## [Task details]
Exact reproduction is required for the lines bounded by the one containing "What TikZ code" and the one containing "(0,0) rectangle (720,540);", both bounds included. Print them without any pictures.

## [Entries supplied]
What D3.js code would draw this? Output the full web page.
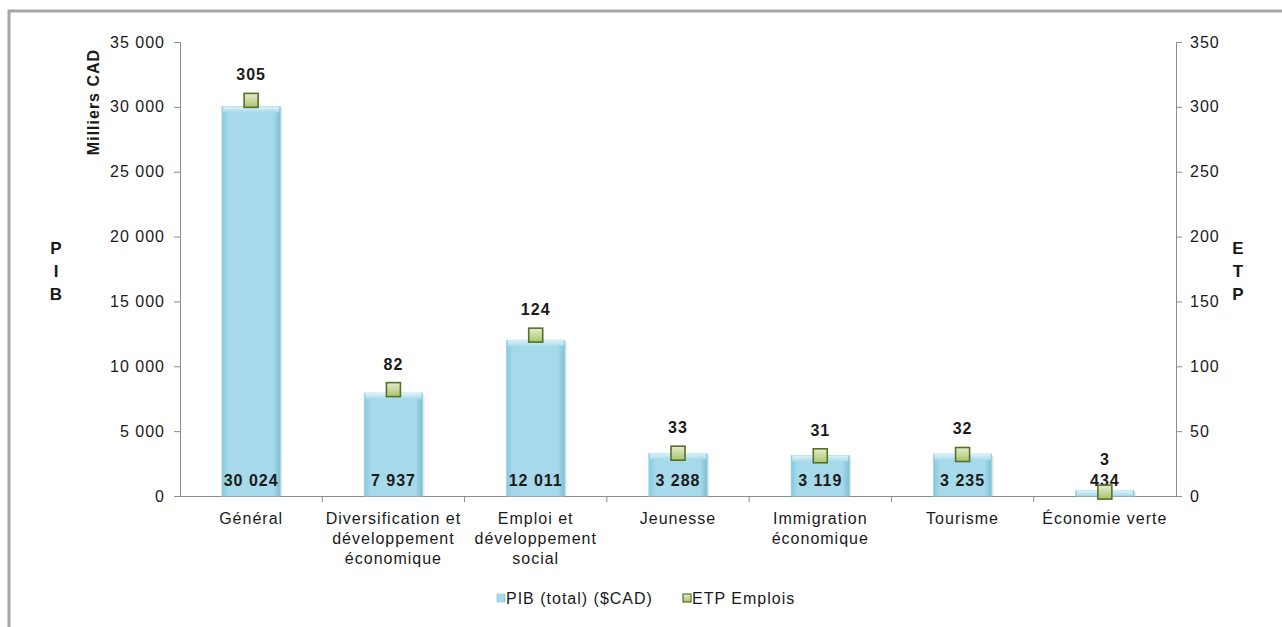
<!DOCTYPE html>
<html>
<head>
<meta charset="utf-8">
<script src="https://cdn.jsdelivr.net/npm/d3@7"></script>
<style>
  body { margin: 0; background: #fff; }
  svg text { font-family: "Liberation Sans", Arial, sans-serif; fill: #1a1a1a; letter-spacing: 1px; }
</style>
</head>
<body>
<svg id="chart" width="1282" height="627"></svg>
<script>
// data
const categories = [
    ['Général'],
    ['Diversification et', 'développement', 'économique'],
    ['Emploi et', 'développement', 'social'],
    ['Jeunesse'],
    ['Immigration', 'économique'],
    ['Tourisme'],
    ['Économie verte']
];
const pib = [30024, 7937, 12011, 3288, 3119, 3235, 434];
const etp = [305, 82, 124, 33, 31, 32, 3];
const leftTicks = [0, 5000, 10000, 15000, 20000, 25000, 30000, 35000];
const rightTicks = [0, 50, 100, 150, 200, 250, 300, 350];

const svg = d3.select('#chart');
const fmt = v => d3.format(',')(v).replace(/,/g, ' ');

const plotLeft = 180, plotRight = 1176, plotTop = 42, plotBottom = 496;

const x = d3.scaleBand().domain(d3.range(categories.length)).range([plotLeft, plotRight]).paddingInner(0.59).paddingOuter(0.295);
const band = d3.scaleBand().domain(d3.range(categories.length)).range([plotLeft, plotRight]);
const yL = d3.scaleLinear().domain([0, 35000]).range([plotBottom, plotTop]);
const yR = d3.scaleLinear().domain([0, 350]).range([plotBottom, plotTop]);

// frame
svg.append('rect').attr('x', 9).attr('y', 11).attr('width', 1300).attr('height', 700)
    .attr('fill', 'none').attr('stroke', '#a6a6a6').attr('stroke-width', 3);

const defs = svg.append('defs');
const bg = defs.append('linearGradient').attr('id', 'barGrad').attr('x1', 0).attr('x2', 1).attr('y1', 0).attr('y2', 0);
bg.append('stop').attr('offset', '0%').attr('stop-color', '#86c9df');
bg.append('stop').attr('offset', '12%').attr('stop-color', '#a6daeb');
bg.append('stop').attr('offset', '88%').attr('stop-color', '#a6daeb');
bg.append('stop').attr('offset', '100%').attr('stop-color', '#7bbdd3');
const tg = defs.append('linearGradient').attr('id', 'topGrad').attr('x1', 0).attr('x2', 0).attr('y1', 0).attr('y2', 1);
tg.append('stop').attr('offset', '0%').attr('stop-color', '#dff3fa');
tg.append('stop').attr('offset', '100%').attr('stop-color', '#a6daeb');
const mg = defs.append('linearGradient').attr('id', 'markGrad').attr('x1', 0).attr('x2', 0).attr('y1', 0).attr('y2', 1);
mg.append('stop').attr('offset', '0%').attr('stop-color', '#e4eecd');
mg.append('stop').attr('offset', '100%').attr('stop-color', '#a9c46c');

// axes
const axL = svg.append('g').attr('transform', `translate(${plotLeft},0)`)
    .call(d3.axisLeft(yL).tickValues(leftTicks).tickFormat(fmt).tickSize(6).tickPadding(9));
const axR = svg.append('g').attr('transform', `translate(${plotRight},0)`)
    .call(d3.axisRight(yR).tickValues(rightTicks).tickSize(6).tickPadding(8));
const axB = svg.append('g').attr('transform', `translate(0,${plotBottom})`)
    .call(d3.axisBottom(band).tickValues(d3.range(1, categories.length)).tickFormat('').tickSize(6).tickSizeOuter(0));
axB.selectAll('.tick').attr('transform', d => `translate(${band(d)},0)`);
[axL, axR, axB].forEach(a => {
    a.selectAll('path,line').attr('stroke', '#8c8c8c');
    a.selectAll('text').style('font-size', '16px').attr('fill', '#1a1a1a');
});

// bars
const bars = svg.append('g');
pib.forEach((v, i) => {
    const bx = x(i), bw = x.bandwidth(), by = yL(v), bh = plotBottom - yL(v);
    bars.append('rect').attr('x', bx + 2).attr('y', by + 2).attr('width', bw).attr('height', bh - 2)
        .attr('fill', '#d9d9d9').attr('opacity', 0.6);
    bars.append('rect').attr('x', bx).attr('y', by).attr('width', bw).attr('height', bh)
        .attr('fill', 'url(#barGrad)').attr('stroke', '#9fd2e3').attr('stroke-width', 0.8);
    bars.append('rect').attr('x', bx + 1).attr('y', by).attr('width', bw - 2).attr('height', Math.min(6, bh))
        .attr('fill', 'url(#topGrad)');
});

// PIB labels
const pibY = plotBottom - 10;
svg.append('g').selectAll('text').data(pib).join('text')
    .attr('x', (d, i) => x(i) + x.bandwidth() / 2)
    .attr('y', pibY)
    .attr('text-anchor', 'middle')
    .style('font-size', '16px').style('font-weight', 'bold')
    .text(fmt);

// ETP markers
const cx = i => x(i) + x.bandwidth() / 2;
svg.append('g').selectAll('rect').data(etp).join('rect')
    .attr('x', (d, i) => cx(i) - 7).attr('y', d => yR(d) - 7)
    .attr('width', 14).attr('height', 14)
    .attr('fill', 'url(#markGrad)').attr('stroke', '#56702c').attr('stroke-width', 1.6);

// ETP labels (pushed above the PIB label when they would collide)
svg.append('g').selectAll('text').data(etp).join('text')
    .attr('x', (d, i) => cx(i))
    .attr('y', d => Math.min(yR(d) - 20, pibY - 21))
    .attr('text-anchor', 'middle')
    .style('font-size', '16px').style('font-weight', 'bold')
    .text(d => d);

// category labels
const cat = svg.append('g').selectAll('text').data(categories).join('text')
    .attr('text-anchor', 'middle')
    .style('font-size', '16px');
cat.each(function(lines, i) {
    d3.select(this).selectAll('tspan').data(lines).join('tspan')
        .attr('x', band(i) + band.bandwidth() / 2)
        .attr('y', (d, j) => 524 + j * 20)
        .text(d => d);
});

// axis titles
svg.append('text').attr('transform', 'translate(99,102) rotate(-90)')
    .attr('text-anchor', 'middle').style('font-size', '16px').style('font-weight', 'bold')
    .text('Milliers CAD');
['P', 'I', 'B'].forEach((c, i) => {
    svg.append('text').attr('x', 56).attr('y', 254 + i * 23).attr('text-anchor', 'middle')
        .style('font-size', '17px').style('font-weight', 'bold').style('letter-spacing', '0px').text(c);
});
['E', 'T', 'P'].forEach((c, i) => {
    svg.append('text').attr('x', 1238).attr('y', 254 + i * 23).attr('text-anchor', 'middle')
        .style('font-size', '17px').style('font-weight', 'bold').style('letter-spacing', '0px').text(c);
});

// legend
const leg = svg.append('g').attr('transform', 'translate(0,598)');
leg.append('rect').attr('x', 497).attr('y', -4).attr('width', 8).attr('height', 8)
    .attr('fill', 'url(#barGrad)').attr('stroke', '#86c9df').attr('stroke-width', 0.6);
leg.append('text').attr('x', 506).attr('y', 6).style('font-size', '16px').text('PIB (total) ($CAD)');
leg.append('rect').attr('x', 683).attr('y', -4).attr('width', 8).attr('height', 8)
    .attr('fill', 'url(#markGrad)').attr('stroke', '#56702c').attr('stroke-width', 1.2);
leg.append('text').attr('x', 692).attr('y', 6).style('font-size', '16px').text('ETP Emplois');
</script>
</body>
</html>
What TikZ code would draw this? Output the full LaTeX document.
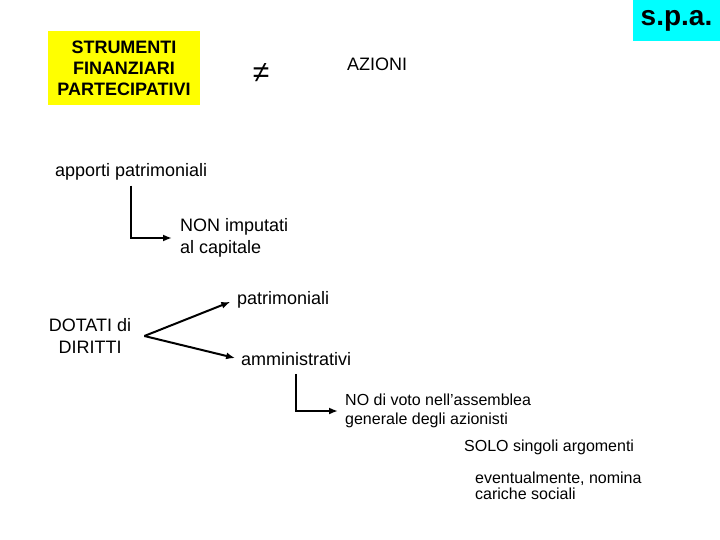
\documentclass[tikz,border=0pt]{standalone}
\usepackage{fontspec}
\setmainfont{Liberation Sans}
\usepackage{tikz}
\usetikzlibrary{arrows.meta, positioning}

\definecolor{boxyellow}{RGB}{255,255,0}
\definecolor{boxcyan}{RGB}{0,255,255}

\tikzset{
  txt/.style={font=\fontsize{18}{22}\selectfont, inner sep=2pt, align=left},
  small/.style={font=\fontsize{16}{18}\selectfont, inner sep=2pt, align=left},
  arr/.style={-{Latex[length=9pt,width=7pt]}, line width=2pt}
}

\begin{document}
\begin{tikzpicture}[x=1pt,y=-1pt]
    \useasboundingbox (0,0) rectangle (720,540);

    \node[fill=boxyellow, minimum width=152pt, minimum height=74pt, align=center,
          font=\fontsize{18}{21}\selectfont\bfseries] (sfp) at (124,68)
          {STRUMENTI\\FINANZIARI\\PARTECIPATIVI};
    \node[font=\fontsize{30}{32}\selectfont] (neq) at (261,73) {≠};
    \node[txt] (azioni) at (377,64) {AZIONI};
    \node[fill=boxcyan, minimum width=88pt, minimum height=41pt,
          font=\fontsize{28}{30}\selectfont\bfseries] (spa) at (676.5,20.5) {s.p.a.};

    \node[txt, anchor=west] (apporti) at (53,172) {apporti patrimoniali};
    \node[txt, anchor=west] (nonimp) at (178,238) {NON imputati\\al capitale};
    \draw[arr, shorten <=3pt, shorten >=6pt] (apporti) |- (nonimp);

    \node[txt, align=center] (dotati) at (90,336) {DOTATI di\\DIRITTI};
    \coordinate[right=11pt of dotati.east] (fork);
    \node[txt, anchor=west] (patr) at (235,300) {patrimoniali};
    \node[txt, anchor=west] (ammin) at (239,359) {amministrativi};
    \draw[arr, shorten >=5pt] (fork) -- (patr.west);
    \draw[arr, shorten >=4pt] (fork) -- (ammin.west);

    \node[small, anchor=west, font=\fontsize{16}{19}\selectfont] (novoto) at (343,411)
          {NO di voto nell'assemblea\\generale degli azionisti};
    \draw[arr, shorten <=6pt, shorten >=5pt] (ammin) |- (novoto);

    \node[small, anchor=west] (solo) at (462,447) {SOLO singoli argomenti};
    \node[small, anchor=west, font=\fontsize{16}{16}\selectfont] (event) at (473,486)
          {eventualmente, nomina\\cariche sociali};
\end{tikzpicture}
\end{document}
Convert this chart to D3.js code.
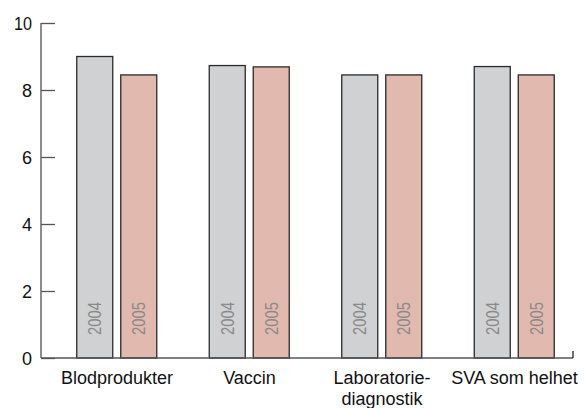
<!DOCTYPE html>
<html lang="en">
<head>
<meta charset="UTF-8">
<script src="https://d3js.org/d3.v7.min.js"></script>
<style>
    body { margin: 0; padding: 0; background: #fff; }
    svg { display: block; font-family: "Liberation Sans", Arial, sans-serif; }
</style>
</head>
<body>
<div id="chart"></div>
<script>
    // data
    var categories = ["Blodprodukter", "Vaccin", "Laboratorie-\ndiagnostik", "SVA som helhet"];
    var years = ["2004", "2005"];
    var values2004 = [9.0, 8.73, 8.45, 8.7];
    var values2005 = [8.45, 8.69, 8.45, 8.45];
    var yTicks = [0, 2, 4, 6, 8, 10];
    var colors = { "2004": "#d0d1d3", "2005": "#e2b9af" };

    var width = 585, height = 408;

    var svg = d3.select("#chart")
        .append("svg")
        .attr("width", width)
        .attr("height", height);

    var y = d3.scaleLinear()
        .domain([0, 10])
        .range([358, 23]);

    var x = d3.scaleBand()
        .domain(categories)
        .range([50.75, 580.75])
        .padding(0);

    var xInner = d3.scaleBand()
        .domain(years)
        .range([26, 106])
        .paddingInner(8 / 44);

    // Y axis: ticks pointing inward
    var yAxis = svg.append("g")
        .attr("transform", "translate(41,0)")
        .call(d3.axisRight(y).tickValues(yTicks).tickSize(14).tickFormat(d3.format("d")));
    yAxis.select(".domain").remove();
    yAxis.selectAll(".tick line").attr("stroke", "#555").attr("stroke-width", 1.3);
    yAxis.selectAll(".tick text")
        .attr("x", -9)
        .attr("dy", "0.36em")
        .attr("text-anchor", "end")
        .attr("fill", "#111")
        .style("font-size", "18px");
    yAxis.selectAll(".tick text")
        .filter(function (d) { return d === 10; })
        .attr("textLength", 18).attr("lengthAdjust", "spacingAndGlyphs");
    svg.append("line")
        .attr("x1", 41).attr("x2", 41)
        .attr("y1", y(10)).attr("y2", y(0))
        .attr("stroke", "#666").attr("stroke-width", 1.5);

    // rows per bar
    var rows = [];
    categories.forEach(function (c, i) {
        rows.push({ cat: c, year: "2004", value: values2004[i] });
        rows.push({ cat: c, year: "2005", value: values2005[i] });
    });

    var bars = svg.append("g");
    bars.selectAll("rect")
        .data(rows)
        .enter()
        .append("rect")
        .attr("x", function (d) { return x(d.cat) + xInner(d.year); })
        .attr("y", function (d) { return y(d.value); })
        .attr("width", xInner.bandwidth())
        .attr("height", function (d) { return y(0) - y(d.value); })
        .attr("fill", function (d) { return colors[d.year]; })
        .attr("stroke", "#2a2a2a")
        .attr("stroke-width", 1.3);

    bars.selectAll("text")
        .data(rows)
        .enter()
        .append("text")
        .attr("transform", function (d) {
            var cx = x(d.cat) + xInner(d.year) + xInner.bandwidth() / 2;
            return "translate(" + (cx + 6.5) + ",335) rotate(-90)";
        })
        .attr("fill", "#8a8a8a")
        .attr("textLength", 33)
        .attr("lengthAdjust", "spacingAndGlyphs")
        .style("font-size", "18px")
        .text(function (d) { return d.year; });

    // X axis line
    svg.append("line")
        .attr("x1", 41).attr("x2", 573)
        .attr("y1", y(0)).attr("y2", y(0))
        .attr("stroke", "#555").attr("stroke-width", 1.5);
    svg.append("line")
        .attr("x1", 573).attr("x2", 573)
        .attr("y1", y(0)).attr("y2", y(0) - 7)
        .attr("stroke", "#222").attr("stroke-width", 1.3);

    // category labels
    var labels = svg.append("g");
    categories.forEach(function (c) {
        var t = labels.append("text")
            .attr("x", x(c) + x.bandwidth() / 2)
            .attr("y", 384)
            .attr("text-anchor", "middle")
            .attr("fill", "#111")
            .style("font-size", "18px");
        c.split("\n").forEach(function (line, i) {
            t.append("tspan")
                .attr("x", x(c) + x.bandwidth() / 2)
                .attr("dy", i === 0 ? 0 : 21)
                .text(line);
        });
    });
</script>
</body>
</html>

## [Written reply]
What TikZ code would draw this? Output the full LaTeX document.
\documentclass[tikz,border=0pt]{standalone}
\usepackage{fontspec}
\setmainfont{Liberation Sans}
\usepackage{tikz}
\usetikzlibrary{arrows.meta, positioning}

\definecolor{boxyellow}{RGB}{255,255,0}
\definecolor{boxcyan}{RGB}{0,255,255}

\tikzset{
  txt/.style={font=\fontsize{18}{22}\selectfont, inner sep=2pt, align=left},
  small/.style={font=\fontsize{16}{18}\selectfont, inner sep=2pt, align=left},
  arr/.style={-{Latex[length=9pt,width=7pt]}, line width=2pt}
}

\begin{document}
\begin{tikzpicture}[x=1pt,y=-1pt]
    \useasboundingbox (0,0) rectangle (720,540);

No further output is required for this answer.